A biogas installation can be completely automated, but in our case humans would need to generate the electricity for the machines and computers anyways. This is why we follow the manual approach to biogas, which is common in developing countries. This involves the manual labour of students, who all have to operate the biogas plant during certain periods of the year.
The biogas installation remains the biggest technical challenge for the human powered student community -- all advice is welcome.
Thanks to biogas-e.
In Austria you need 13kwh/Cubic Meter for the wastewater treatment.
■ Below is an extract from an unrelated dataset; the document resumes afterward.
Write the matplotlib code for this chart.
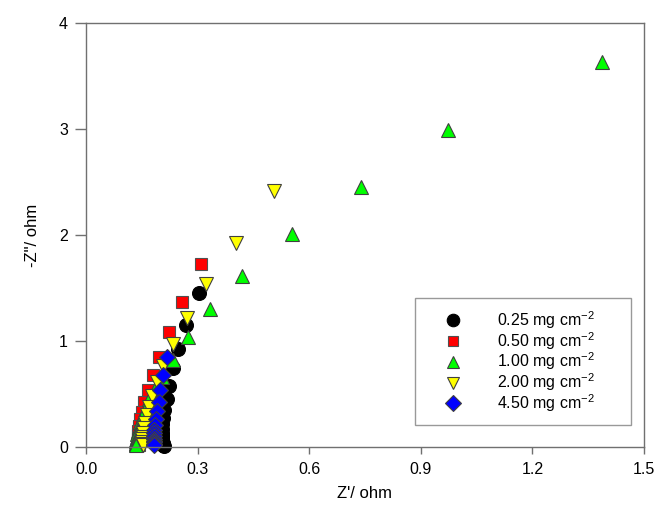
import matplotlib
matplotlib.use("Agg")
import matplotlib.pyplot as plt

plt.rcParams["font.family"] = ["Liberation Sans", "DejaVu Sans"]
plt.rcParams["mathtext.default"] = "regular"

# Nyquist data (Z', -Z'')
z_re_025 = [0.304, 0.270, 0.248, 0.233, 0.224, 0.217, 0.210, 0.207, 0.205,
            0.204, 0.204, 0.204, 0.205, 0.205, 0.206, 0.207, 0.208, 0.209]
z_im_025 = [1.456, 1.151, 0.925, 0.742, 0.575, 0.450, 0.349, 0.275, 0.215,
            0.170, 0.132, 0.100, 0.075, 0.055, 0.040, 0.027, 0.016, 0.008]

z_re_050 = [0.309, 0.257, 0.223, 0.196, 0.179, 0.166, 0.156, 0.150, 0.146,
            0.143, 0.141, 0.140, 0.140, 0.140, 0.141, 0.142]
z_im_050 = [1.729, 1.365, 1.085, 0.852, 0.679, 0.538, 0.427, 0.333, 0.260,
            0.200, 0.150, 0.110, 0.080, 0.055, 0.035, 0.020]

z_re_100 = [1.386, 0.974, 0.739, 0.553, 0.420, 0.333, 0.273, 0.235, 0.205,
            0.185, 0.170, 0.160, 0.152, 0.146, 0.142, 0.139, 0.137, 0.136,
            0.135, 0.134, 0.134, 0.134, 0.134]
z_im_100 = [3.635, 2.990, 2.456, 2.007, 1.616, 1.299, 1.035, 0.821, 0.660,
            0.545, 0.450, 0.370, 0.300, 0.240, 0.190, 0.150, 0.118, 0.092,
            0.070, 0.052, 0.038, 0.026, 0.016]

z_re_200 = [0.505, 0.402, 0.322, 0.272, 0.235, 0.208, 0.190, 0.178, 0.170,
            0.164, 0.159, 0.156, 0.154, 0.152, 0.151, 0.151, 0.151, 0.152]
z_im_200 = [2.418, 1.927, 1.535, 1.214, 0.969, 0.767, 0.616, 0.484, 0.380,
            0.300, 0.230, 0.175, 0.132, 0.098, 0.072, 0.050, 0.033, 0.020]

z_re_450 = [0.217, 0.207, 0.200, 0.195, 0.191, 0.188, 0.186, 0.184, 0.183,
            0.182, 0.182, 0.182, 0.182, 0.182, 0.183]
z_im_450 = [0.852, 0.680, 0.540, 0.425, 0.335, 0.265, 0.210, 0.165, 0.130,
            0.100, 0.078, 0.060, 0.045, 0.033, 0.023]

labels = ["0.25 mg cm$^{-2}$", "0.50 mg cm$^{-2}$", "1.00 mg cm$^{-2}$",
          "2.00 mg cm$^{-2}$", "4.50 mg cm$^{-2}$"]

series = [
    (z_re_025, z_im_025, "o", "black", "black", 10),
    (z_re_050, z_im_050, "s", "#ff0000", "#505050", 8.5),
    (z_re_100, z_im_100, "^", "#00ff00", "#404040", 10),
    (z_re_200, z_im_200, "v", "#ffff00", "#404040", 10),
    (z_re_450, z_im_450, "D", "#0000ff", "#404040", 8.5),
]

fig = plt.figure(figsize=(6.58, 5.09), dpi=100)
ax = fig.add_axes([0.1307, 0.1218, 0.848, 0.833])

for (xs, ys, mk, fc, ec, ms), lab in zip(series, labels):
    ax.plot(xs, ys, linestyle="none", marker=mk, markersize=ms,
            markerfacecolor=fc, markeredgecolor=ec, markeredgewidth=0.8,
            label=lab, clip_on=False)

ax.set_xlim(0, 1.5)
ax.set_ylim(0, 4)
ax.set_xticks([0.0, 0.3, 0.6, 0.9, 1.2, 1.5])
ax.set_xticklabels(["0.0", "0.3", "0.6", "0.9", "1.2", "1.5"])
ax.set_yticks([0, 1, 2, 3, 4])

for sp in ax.spines.values():
    sp.set_color("#707070")
    sp.set_linewidth(1.0)
ax.tick_params(axis="x", direction="out", length=5, width=1,
               color="#707070", labelsize=11.5, pad=6)
ax.tick_params(axis="y", direction="out", length=8, width=1,
               color="#707070", labelsize=11.5, pad=5)

ax.set_xlabel("Z'/ ohm", fontsize=12, labelpad=6)
ax.set_ylabel('-Z"/ ohm', fontsize=12, labelpad=14)

leg_top = 1 - 298 / 509
leg_h = 0.1
leg = ax.legend(loc="upper left", mode="expand",
                bbox_to_anchor=(415 / 658, leg_top - leg_h, 216 / 658, leg_h),
                bbox_transform=fig.transFigure,
                fontsize=11.5, frameon=True, fancybox=False,
                handlelength=3.3, handletextpad=1.15, labelspacing=-0.06,
                borderpad=0.7, borderaxespad=0, markerscale=0.9)
leg.get_frame().set_edgecolor("#808080")
leg.get_frame().set_linewidth(1.0)

fig.savefig("out.png", dpi=100)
Ordered yesterday a Membrane Biogas 1m^3 with Dehydrator and Desulfurizer for about 500 EUR with a small light mobile Glasshouse as Mini Family Biogas Plant. maybe would be interesting if harvesting the Sun Energy for a Biogas Reactor on the roof of this Building is more efficient than a PV Plant - or a combination known from Italy: Glasshouse PV Hybrid...?
Posted by: Thomas | 14 July 2017 at 11:40 AM
I'm just curious: why using wind power is not an option? In such a windy place as Utrecht?
What I also could not have gotten from any of the articles: are you supposing to have water pumped to each floor? Or to each floor with a toilet if they are not on every floor? Or to the kitchens only?
Posted by: Nikolay Ivankov | 14 September 2017 at 09:33 PM
@ Nikolaj
Indeed, students also need to pump water. And we do make use of wind energy. Both topics will be dealt with in future articles.